By Amos Harel Tags: Hamas Gaza Israel news IDFThe five detailed Israel Defense Forces investigations into Operation Cast Lead reflect a meticulous focus on the trees, and a stubborn refusal to discuss the forest. The probes lasted three months, and were thorough and extensive, but they failed to give convincing answers to some substantive issues regarding the Gaza offensive.
For more than two hours, a group of senior officers presented the findings to the media. The IDF has many good responses for the accusations, some of which came from Hamas and the UN and were proven wrong. In other instances, mistakes caused civilian deaths, but even in the case of 21 family members killed due to faulty intelligence, it is commonly accepted that these kinds of mistakes occur during fighting in difficult environments.

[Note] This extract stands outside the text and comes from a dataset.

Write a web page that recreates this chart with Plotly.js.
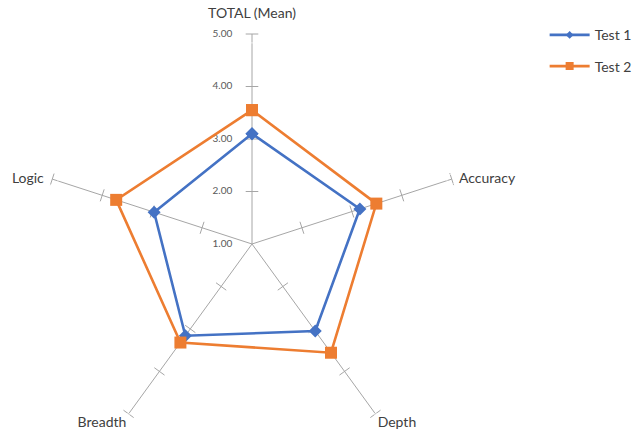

The following are some of the problems:
Even the IDF admits that at least 295 civilians were killed, mostly women and children, and 162 others whose identity is not clear. International groups claim that at least twice that number of civilians were killed. The reports indirectly acknowledge the killing of several dozen civilians. How did the rest die? Obviously in war time, there is a great deal of collateral damage. But this is not a good enough answer.
The explanation probably lies in the means used during the operation. The IDF is proud of its extensive use of precision munitions. However, when a one-ton bomb is dropped into a densely populated area - of mostly poorly constructed houses - even a strike three meters off target will cause massive casualties.

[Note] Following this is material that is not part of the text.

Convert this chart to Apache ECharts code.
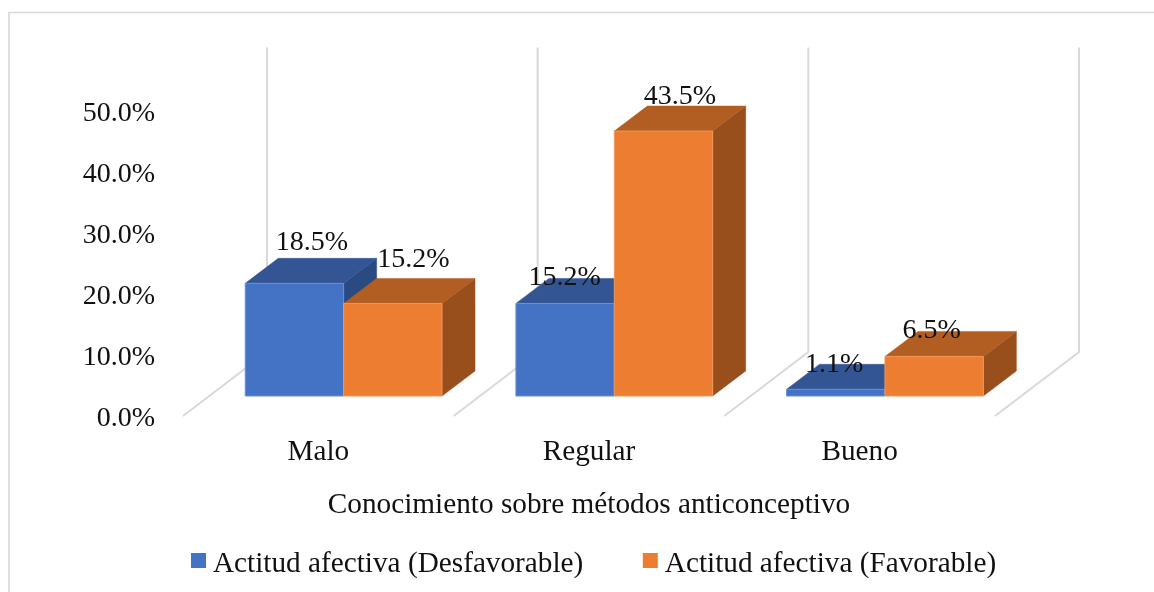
<!DOCTYPE html>
<html>
<head>
<meta charset="utf-8">
<style>html,body{margin:0;padding:0;background:#fff}#chart{width:1154px;height:592px}</style>
<script src="https://cdn.jsdelivr.net/npm/echarts@6/dist/echarts.min.js"></script>
</head>
<body>
<div id="chart"></div>
<script>
// Survey results by level of knowledge, in percent
const categories = ['Malo', 'Regular', 'Bueno'];
const desfavorable = [18.5, 15.2, 1.1];
const favorable = [15.2, 43.5, 6.5];
const yTicks = [0, 10, 20, 30, 40, 50];

// Oblique projection of the box the bars stand in (pixels)
const frameLift = -2.5;
const floorDepth = [84, -64];
const barInset = [25.3, -22.5];
const barDepth = [33, -25];
const barWidthShare = 0.3635;
const fontFamily = '"Liberation Serif", "Times New Roman", serif';
const numberSize = 28;
const wordSize = 29.25;

// Legend swatch: a 15 unit square with a speck below it, which lifts the square against its text
const swatchIcon = 'path://M0 0H15V15H0Z M0 23H0.01V23.01H0Z';

// Hand placed label shifts, relative to the middle of each bar's top back edge
const labelShiftA = [[1, -15.5], [-17, -0.5], [-18, 0.5]];
const labelShiftB = [[4, -18.5], [0, -9.5], [-19, -0.5]];

function poly(points, fill, z2) {
  return {
    type: 'polygon',
    z2: z2,
    shape: { points: points },
    style: { fill: fill, stroke: fill, lineWidth: 0.5 }
  };
}

function boxRenderer(side, palette, shifts) {
  return function (params, api) {
    const i = api.value(0);
    const v = api.value(1);
    const centre = api.coord([i, 0]);
    const top = api.coord([i, v]);
    const w = api.size([1, 0])[0] * barWidthShare;
    const x0 = centre[0] + barInset[0] + (side < 0 ? -w : 0);
    const x1 = x0 + w;
    const yb = centre[1] + barInset[1];
    const yt = top[1] + barInset[1];
    const [dx, dy] = barDepth;
    const children = [
      poly([[x1, yt], [x1 + dx, yt + dy], [x1 + dx, yb + dy], [x1, yb]], palette.side, 1),
      poly([[x0, yt], [x0 + dx, yt + dy], [x1 + dx, yt + dy], [x1, yt]], palette.top, 1),
      {
        type: 'rect',
        z2: 2,
        shape: { x: x0, y: yt, width: w, height: yb - yt },
        style: { fill: palette.front, stroke: palette.edge, lineWidth: 1 }
      },
      {
        type: 'text',
        z2: 20,
        style: {
          text: v.toFixed(1) + '%',
          x: (x0 + x1) / 2 + dx / 2 + shifts[i][0],
          y: yt + dy + shifts[i][1],
          fill: '#111',
          font: numberSize + 'px ' + fontFamily,
          align: 'center',
          verticalAlign: 'middle'
        }
      }
    ];
    return { type: 'group', children: children };
  };
}

// Back wall posts and floor lines at each category boundary
function frameRenderer(params, api) {
  const i = api.value(0);
  const w = api.size([1, 0])[0];
  const lineStyle = { stroke: '#d9d9d9', lineWidth: 2, fill: null };
  const out = [];
  const edges = i === categories.length - 1 ? [i - 0.5, i + 0.5] : [i - 0.5];
  edges.forEach(function (e) {
    const base = api.coord([i, 0]);
    const topP = api.coord([i, 50]);
    const x = base[0] + (e - i) * w;
    const y0 = base[1] + frameLift;
    const xb = x + floorDepth[0];
    const yb = y0 + floorDepth[1];
    const yt = topP[1] + frameLift + floorDepth[1];
    out.push({
      type: 'polyline',
      shape: { points: [[x, y0], [xb, yb], [xb, yt]] },
      style: lineStyle
    });
  });
  return { type: 'group', children: out };
}

const chart = echarts.init(document.getElementById('chart'), null, { renderer: 'canvas' });
chart.setOption({
  animation: false,
  backgroundColor: '#fff',
  graphic: [{
    type: 'polyline',
    shape: { points: [[9, 600], [9, 12.5], [1160, 12.5]] },
    style: { fill: null, stroke: '#d9d9d9', lineWidth: 1.6 },
    silent: true,
    z: -1
  }],
  grid: { left: 183, top: 114, width: 812, height: 304.5, containLabel: false },
  xAxis: {
    type: 'category',
    data: categories,
    axisLine: { show: false },
    axisTick: { show: false },
    axisLabel: { color: '#111', fontFamily: fontFamily, fontSize: wordSize, margin: 19.5 },
    name: 'Conocimiento sobre métodos anticonceptivo',
    nameLocation: 'middle',
    nameGap: 72.5,
    nameTextStyle: { color: '#111', fontFamily: fontFamily, fontSize: wordSize }
  },
  yAxis: {
    type: 'value',
    min: yTicks[0],
    max: yTicks[yTicks.length - 1],
    interval: yTicks[1] - yTicks[0],
    splitLine: { show: false },
    axisLine: { show: false },
    axisTick: { show: false },
    axisLabel: {
      color: '#111',
      fontFamily: fontFamily,
      fontSize: numberSize,
      margin: 28,
      formatter: function (v) { return v.toFixed(1) + '%'; }
    }
  },
  legend: {
    data: [
      { name: 'Actitud afectiva (Desfavorable)', icon: swatchIcon },
      { name: 'Actitud afectiva (Favorable)', icon: swatchIcon }
    ],
    left: 191,
    top: 550,
    padding: 0,
    itemWidth: 15,
    itemHeight: 23,
    itemGap: 59.5,
    textStyle: { color: '#111', fontFamily: fontFamily, fontSize: wordSize, padding: [0, 0, 0, 2] }
  },
  series: [
    {
      name: 'frame',
      type: 'custom',
      silent: true,
      clip: false,
      z: 1,
      renderItem: frameRenderer,
      encode: { x: 0, y: 1 },
      data: categories.map(function (c, i) { return [i, 0]; })
    },
    {
      name: 'Actitud afectiva (Desfavorable)',
      type: 'custom',
      clip: false,
      z: 2,
      itemStyle: { color: '#4472C4' },
      renderItem: boxRenderer(-1, { front: '#4472C4', top: '#335593', side: '#2A4A82', edge: '#6a8fd3' }, labelShiftA),
      encode: { x: 0, y: 1 },
      data: desfavorable.map(function (v, i) { return [i, v]; })
    },
    {
      name: 'Actitud afectiva (Favorable)',
      type: 'custom',
      clip: false,
      z: 2,
      itemStyle: { color: '#ED7D31' },
      renderItem: boxRenderer(1, { front: '#ED7D31', top: '#B25E22', side: '#994F1C', edge: '#f0985c' }, labelShiftB),
      encode: { x: 0, y: 1 },
      data: favorable.map(function (v, i) { return [i, v]; })
    }
  ]
});
</script>
</body>
</html>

Moreover, in addition to the fire from the air, massive ground firepower was used. Tank rounds fired in the middle of Gaza killed civilians, as did sophisticated mortar shells (a mortar shell with an accuracy of 50 square meters is not a "precision weapon," no matter what the IDF claims).
True, measures were taken: millions of leaflets were dropped, and some 165,000 calls were made to Gaza homes, but this does not ensure that the civilians will run, or that they will be protected when they enter open terrain. The army stressed that it fired phosphorus munitions only in "open areas," but did not define this term. Conversations with artillery and infantry troops who participated in the operation suggest that the definitions were fairly loose, and that the required distance from civilian homes became shorter as fighting continued.

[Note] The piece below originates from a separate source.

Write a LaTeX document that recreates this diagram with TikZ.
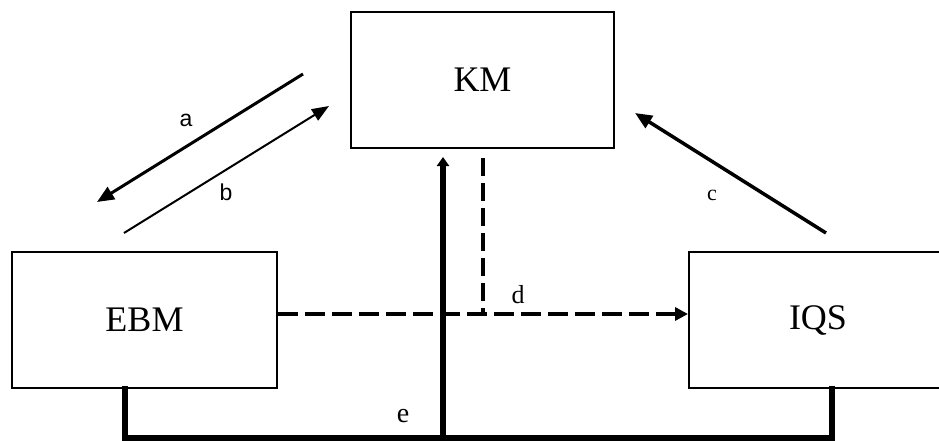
\documentclass[tikz,border=0pt]{standalone}
\usepackage{fontspec}
\setmainfont{Liberation Serif}
\newfontfamily\labelsans{Liberation Sans}
\usetikzlibrary{arrows.meta}
\begin{document}
\begin{tikzpicture}[x=1pt,y=-1pt,
  modelbox/.style={draw=black, line width=2pt, inner sep=0pt, minimum width=#1,
    minimum height=136pt, font=\fontsize{36}{40}\selectfont},
  flowline/.style={line width=#1, draw=black},
  serifletter/.style={inner sep=0pt, font=\fontsize{#1}{#1}\selectfont},
  sansletter/.style={inner sep=0pt, font=\labelsans\fontsize{23}{23}\selectfont},
  dashline/.style={line width=4pt, dash pattern=on 20pt off 7pt}]
\useasboundingbox (0,0) rectangle (939,441);
\clip (0,0) rectangle (939,441);

% the three model boxes
\node[modelbox=263pt] (KM)  at (482.5,80)  {KM};
\node[modelbox=265pt] (EBM) at (144.5,319.5) {EBM};
\node[modelbox=258pt] (IQS) at (818,320)   {IQS};

% free ends of the slanted arrows
\coordinate (aS) at (303,74);  \coordinate (aE) at (97,202);
\coordinate (bS) at (124,233); \coordinate (bE) at (329,106);
\coordinate (cS) at (826,233); \coordinate (cE) at (635,113);

% a: KM -> EBM, b: EBM -> KM, c: IQS -> KM
\draw[flowline=3pt, -{Triangle[length=17pt,width=14pt]}] (aS) -- (aE);
\draw[flowline=2pt, -{Triangle[length=17pt,width=13pt]}] (bS) -- (bE);
\draw[flowline=3.5pt, -{Triangle[length=17pt,width=14pt]}] (cS) -- (cE);

% e: joint link from EBM and IQS up into KM
\coordinate (eL) at (125,438);
\coordinate (eR) at (832,438);
\coordinate (eM) at (443,438);
\coordinate (eTop) at (443,157);
\draw[flowline=6pt, line join=miter, line cap=rect]
  (EBM.south -| eL) -- (eL) -- (eR) -- (IQS.south -| eR);
\draw[flowline=6pt, -{Triangle[length=9pt,width=12pt]}] (eM) -- (eTop);

% d: dashed link EBM -> IQS, with the dashed branch from KM
\coordinate (dY) at (0,314);
\coordinate (dV) at (483,158);
\draw[dashline, -{Triangle[length=13pt,width=13pt]}]
  (EBM.east |- dY) -- (IQS.west |- dY);
\draw[line width=4pt, dash pattern=on 18pt off 7pt] (dV) -- (dV |- dY);

% link labels
\node[sansletter] (la) at (186,120) {a};
\node[sansletter] (lb) at (226,192.5) {b};
\node[serifletter=22] (lc) at (712,195) {c};
\node[serifletter=26] (ld) at (518,295) {d};
\node[serifletter=28] (le) at (403,416) {e};
\end{tikzpicture}
\end{document}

Was the destruction of homes "proportionate," as the probes suggest? That's a matter of interpretation. Some of the legal experts who participated in the probe did not think so, and two infantry officers who held key positions during the fighting acknowledged, "We just leveled neighborhoods."
There is no dispute: The enemy in the Gaza Strip is evil, and was cynical about exploiting civilians. True, the IDF killed fewer civilians than other armies have in similar circumstances, but the death of hundreds of Palestinian civilians occurred because the army (and the political leadership) felt it was important to complete the operation with minimal Israeli losses. In Gaza, the doctrine was "zero risk" to soldiers' lives, even when this meant harming enemy civilians.
A senior officer said Wednesday that he "refuses to apologize for having lost only 10 soldiers in the Gaza Strip," and claimed, "In Gaza we operated according to the IDF spirit."
But there are brigade commanders arguing (quietly, so that the chief of staff won't hear) that the rules of engagement were excessive and lenient. Not all the officers believe the basic assumption that extra consideration for Palestinian civilian lives means losing soldiers.